■ **DATA SECTION**:
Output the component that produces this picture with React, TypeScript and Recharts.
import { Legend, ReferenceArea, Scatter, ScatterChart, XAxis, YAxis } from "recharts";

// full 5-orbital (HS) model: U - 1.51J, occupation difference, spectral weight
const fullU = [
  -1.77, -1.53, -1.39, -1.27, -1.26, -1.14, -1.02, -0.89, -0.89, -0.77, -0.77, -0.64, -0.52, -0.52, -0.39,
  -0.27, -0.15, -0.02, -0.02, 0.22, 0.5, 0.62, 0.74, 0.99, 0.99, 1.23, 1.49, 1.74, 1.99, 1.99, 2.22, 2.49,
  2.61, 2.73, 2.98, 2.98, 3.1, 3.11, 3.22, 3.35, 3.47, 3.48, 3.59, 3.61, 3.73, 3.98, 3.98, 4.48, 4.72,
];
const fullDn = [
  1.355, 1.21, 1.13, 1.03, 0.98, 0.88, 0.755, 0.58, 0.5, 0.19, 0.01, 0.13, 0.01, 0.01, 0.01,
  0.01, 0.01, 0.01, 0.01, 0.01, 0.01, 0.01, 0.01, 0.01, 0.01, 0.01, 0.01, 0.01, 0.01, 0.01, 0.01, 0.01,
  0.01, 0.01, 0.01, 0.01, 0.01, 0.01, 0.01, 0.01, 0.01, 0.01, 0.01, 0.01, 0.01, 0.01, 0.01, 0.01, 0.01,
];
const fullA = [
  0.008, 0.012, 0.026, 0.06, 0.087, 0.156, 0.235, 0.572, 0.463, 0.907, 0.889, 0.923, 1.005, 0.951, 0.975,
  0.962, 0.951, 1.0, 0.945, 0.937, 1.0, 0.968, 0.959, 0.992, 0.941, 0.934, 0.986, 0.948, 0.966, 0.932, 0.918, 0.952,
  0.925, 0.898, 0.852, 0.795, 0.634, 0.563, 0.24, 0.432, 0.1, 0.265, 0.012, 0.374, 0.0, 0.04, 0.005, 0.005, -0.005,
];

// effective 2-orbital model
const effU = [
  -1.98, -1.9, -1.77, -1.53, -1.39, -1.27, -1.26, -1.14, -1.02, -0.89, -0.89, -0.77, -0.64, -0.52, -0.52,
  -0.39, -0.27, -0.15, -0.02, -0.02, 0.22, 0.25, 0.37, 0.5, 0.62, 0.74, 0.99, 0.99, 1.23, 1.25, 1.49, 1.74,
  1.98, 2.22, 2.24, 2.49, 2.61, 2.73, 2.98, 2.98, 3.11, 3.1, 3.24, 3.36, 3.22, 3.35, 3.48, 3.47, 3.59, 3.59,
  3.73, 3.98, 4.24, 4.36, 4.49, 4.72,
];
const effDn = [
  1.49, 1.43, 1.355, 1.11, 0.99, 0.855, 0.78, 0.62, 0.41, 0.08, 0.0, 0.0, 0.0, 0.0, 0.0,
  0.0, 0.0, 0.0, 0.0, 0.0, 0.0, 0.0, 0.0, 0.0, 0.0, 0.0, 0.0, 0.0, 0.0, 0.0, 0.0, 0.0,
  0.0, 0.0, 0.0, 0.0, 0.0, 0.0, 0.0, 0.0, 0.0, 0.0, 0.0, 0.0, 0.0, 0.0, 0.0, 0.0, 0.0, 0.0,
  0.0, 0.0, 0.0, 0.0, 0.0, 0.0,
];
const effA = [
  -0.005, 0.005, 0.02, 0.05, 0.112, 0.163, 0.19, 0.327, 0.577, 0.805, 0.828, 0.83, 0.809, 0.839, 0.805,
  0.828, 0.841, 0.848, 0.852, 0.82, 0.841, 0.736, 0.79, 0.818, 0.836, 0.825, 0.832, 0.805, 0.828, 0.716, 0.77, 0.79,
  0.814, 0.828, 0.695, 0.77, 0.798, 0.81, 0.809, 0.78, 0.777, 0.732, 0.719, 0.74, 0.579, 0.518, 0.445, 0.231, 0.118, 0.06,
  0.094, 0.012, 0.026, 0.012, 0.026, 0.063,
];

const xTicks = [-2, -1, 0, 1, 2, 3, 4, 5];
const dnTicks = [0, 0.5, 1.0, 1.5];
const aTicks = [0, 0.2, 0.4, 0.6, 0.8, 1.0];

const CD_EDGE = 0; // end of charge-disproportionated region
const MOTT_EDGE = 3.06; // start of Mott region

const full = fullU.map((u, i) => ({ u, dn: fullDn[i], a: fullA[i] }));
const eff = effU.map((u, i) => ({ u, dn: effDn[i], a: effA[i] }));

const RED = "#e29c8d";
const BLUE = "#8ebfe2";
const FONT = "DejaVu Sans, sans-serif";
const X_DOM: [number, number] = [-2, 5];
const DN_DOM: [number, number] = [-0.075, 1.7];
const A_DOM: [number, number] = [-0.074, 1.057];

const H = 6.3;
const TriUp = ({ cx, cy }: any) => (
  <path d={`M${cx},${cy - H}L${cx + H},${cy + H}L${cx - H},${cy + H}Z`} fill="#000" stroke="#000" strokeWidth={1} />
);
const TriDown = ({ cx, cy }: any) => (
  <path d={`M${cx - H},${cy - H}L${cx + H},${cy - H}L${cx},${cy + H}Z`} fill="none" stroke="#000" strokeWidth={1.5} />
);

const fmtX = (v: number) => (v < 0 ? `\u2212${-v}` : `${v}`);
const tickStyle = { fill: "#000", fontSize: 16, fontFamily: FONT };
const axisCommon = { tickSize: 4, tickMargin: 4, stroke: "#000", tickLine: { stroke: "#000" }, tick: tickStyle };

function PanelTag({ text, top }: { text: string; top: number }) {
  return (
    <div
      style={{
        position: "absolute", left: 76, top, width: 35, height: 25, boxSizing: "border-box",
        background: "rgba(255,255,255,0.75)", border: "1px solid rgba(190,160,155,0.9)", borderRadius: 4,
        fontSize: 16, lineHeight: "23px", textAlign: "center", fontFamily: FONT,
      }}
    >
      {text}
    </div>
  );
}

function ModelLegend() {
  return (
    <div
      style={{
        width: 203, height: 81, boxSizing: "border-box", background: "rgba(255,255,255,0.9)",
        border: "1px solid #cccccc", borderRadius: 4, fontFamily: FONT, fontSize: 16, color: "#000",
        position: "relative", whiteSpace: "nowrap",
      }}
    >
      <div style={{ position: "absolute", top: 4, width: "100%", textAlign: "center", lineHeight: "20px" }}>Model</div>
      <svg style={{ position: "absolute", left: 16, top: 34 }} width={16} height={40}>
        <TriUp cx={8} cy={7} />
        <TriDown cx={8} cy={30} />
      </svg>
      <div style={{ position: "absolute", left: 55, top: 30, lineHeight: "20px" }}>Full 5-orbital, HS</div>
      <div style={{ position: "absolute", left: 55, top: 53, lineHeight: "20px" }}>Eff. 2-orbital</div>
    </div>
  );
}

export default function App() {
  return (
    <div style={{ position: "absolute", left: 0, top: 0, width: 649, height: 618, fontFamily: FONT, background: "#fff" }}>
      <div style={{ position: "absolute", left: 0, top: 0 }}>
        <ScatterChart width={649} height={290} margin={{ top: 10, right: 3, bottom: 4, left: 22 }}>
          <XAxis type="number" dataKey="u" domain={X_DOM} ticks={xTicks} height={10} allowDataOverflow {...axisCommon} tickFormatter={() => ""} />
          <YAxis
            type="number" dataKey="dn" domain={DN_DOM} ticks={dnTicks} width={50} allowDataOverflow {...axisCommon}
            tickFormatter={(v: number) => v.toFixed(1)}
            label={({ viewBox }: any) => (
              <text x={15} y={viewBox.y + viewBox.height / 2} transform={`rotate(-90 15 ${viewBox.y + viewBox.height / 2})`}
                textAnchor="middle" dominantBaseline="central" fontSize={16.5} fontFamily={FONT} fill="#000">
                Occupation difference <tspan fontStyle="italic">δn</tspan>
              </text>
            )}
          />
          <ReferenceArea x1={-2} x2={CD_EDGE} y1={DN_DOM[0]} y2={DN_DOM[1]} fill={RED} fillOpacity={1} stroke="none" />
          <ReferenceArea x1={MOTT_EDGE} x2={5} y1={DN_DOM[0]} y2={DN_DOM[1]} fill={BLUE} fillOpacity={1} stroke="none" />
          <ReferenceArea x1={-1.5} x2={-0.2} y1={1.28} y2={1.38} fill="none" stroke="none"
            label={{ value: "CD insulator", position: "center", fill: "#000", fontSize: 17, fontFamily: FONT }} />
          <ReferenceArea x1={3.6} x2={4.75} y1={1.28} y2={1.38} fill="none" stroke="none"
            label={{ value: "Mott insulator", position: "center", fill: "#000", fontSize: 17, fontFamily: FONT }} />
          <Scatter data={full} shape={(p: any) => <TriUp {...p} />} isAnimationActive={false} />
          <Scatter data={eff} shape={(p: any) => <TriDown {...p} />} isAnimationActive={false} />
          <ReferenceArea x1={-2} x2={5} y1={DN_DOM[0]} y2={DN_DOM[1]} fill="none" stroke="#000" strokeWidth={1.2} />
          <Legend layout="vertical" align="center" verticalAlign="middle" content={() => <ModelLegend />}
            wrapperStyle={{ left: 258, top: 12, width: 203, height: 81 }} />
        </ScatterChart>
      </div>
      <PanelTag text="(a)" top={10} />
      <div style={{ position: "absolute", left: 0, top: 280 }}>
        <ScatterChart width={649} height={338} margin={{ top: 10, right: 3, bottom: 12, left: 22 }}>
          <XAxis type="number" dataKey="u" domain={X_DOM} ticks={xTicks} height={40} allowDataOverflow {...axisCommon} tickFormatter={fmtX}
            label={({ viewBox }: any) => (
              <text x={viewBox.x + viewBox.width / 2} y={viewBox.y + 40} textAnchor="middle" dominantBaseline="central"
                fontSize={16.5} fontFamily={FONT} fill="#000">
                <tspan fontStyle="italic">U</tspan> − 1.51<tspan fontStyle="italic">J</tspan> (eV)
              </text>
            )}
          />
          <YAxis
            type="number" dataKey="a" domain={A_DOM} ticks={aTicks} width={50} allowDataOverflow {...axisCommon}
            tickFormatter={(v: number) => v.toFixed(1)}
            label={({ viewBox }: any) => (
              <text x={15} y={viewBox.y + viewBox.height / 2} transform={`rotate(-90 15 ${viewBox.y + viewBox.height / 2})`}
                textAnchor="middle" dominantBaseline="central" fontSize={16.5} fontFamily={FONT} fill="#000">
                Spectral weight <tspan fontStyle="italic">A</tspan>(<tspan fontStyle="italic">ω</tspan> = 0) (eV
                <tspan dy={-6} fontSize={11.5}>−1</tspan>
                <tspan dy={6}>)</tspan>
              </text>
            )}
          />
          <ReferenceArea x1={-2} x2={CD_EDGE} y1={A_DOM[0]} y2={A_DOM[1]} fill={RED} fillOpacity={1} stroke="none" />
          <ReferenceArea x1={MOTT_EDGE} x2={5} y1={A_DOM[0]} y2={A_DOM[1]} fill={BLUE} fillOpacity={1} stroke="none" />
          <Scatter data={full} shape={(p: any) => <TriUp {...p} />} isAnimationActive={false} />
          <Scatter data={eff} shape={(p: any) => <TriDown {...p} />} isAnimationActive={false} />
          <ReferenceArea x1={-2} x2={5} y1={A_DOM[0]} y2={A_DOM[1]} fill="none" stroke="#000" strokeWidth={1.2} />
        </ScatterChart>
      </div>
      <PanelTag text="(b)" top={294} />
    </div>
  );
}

■ **THE TASK**: All lines from the beginning of the material above through the one with "ScatterChart, XAxis, YAxis" need to be returned exactly; please return those and only those.

■ **RESULT OF THE TASK**:
Output the component that produces this picture with React, TypeScript and Recharts.
import { Legend, ReferenceArea, Scatter, ScatterChart, XAxis, YAxis } from "recharts";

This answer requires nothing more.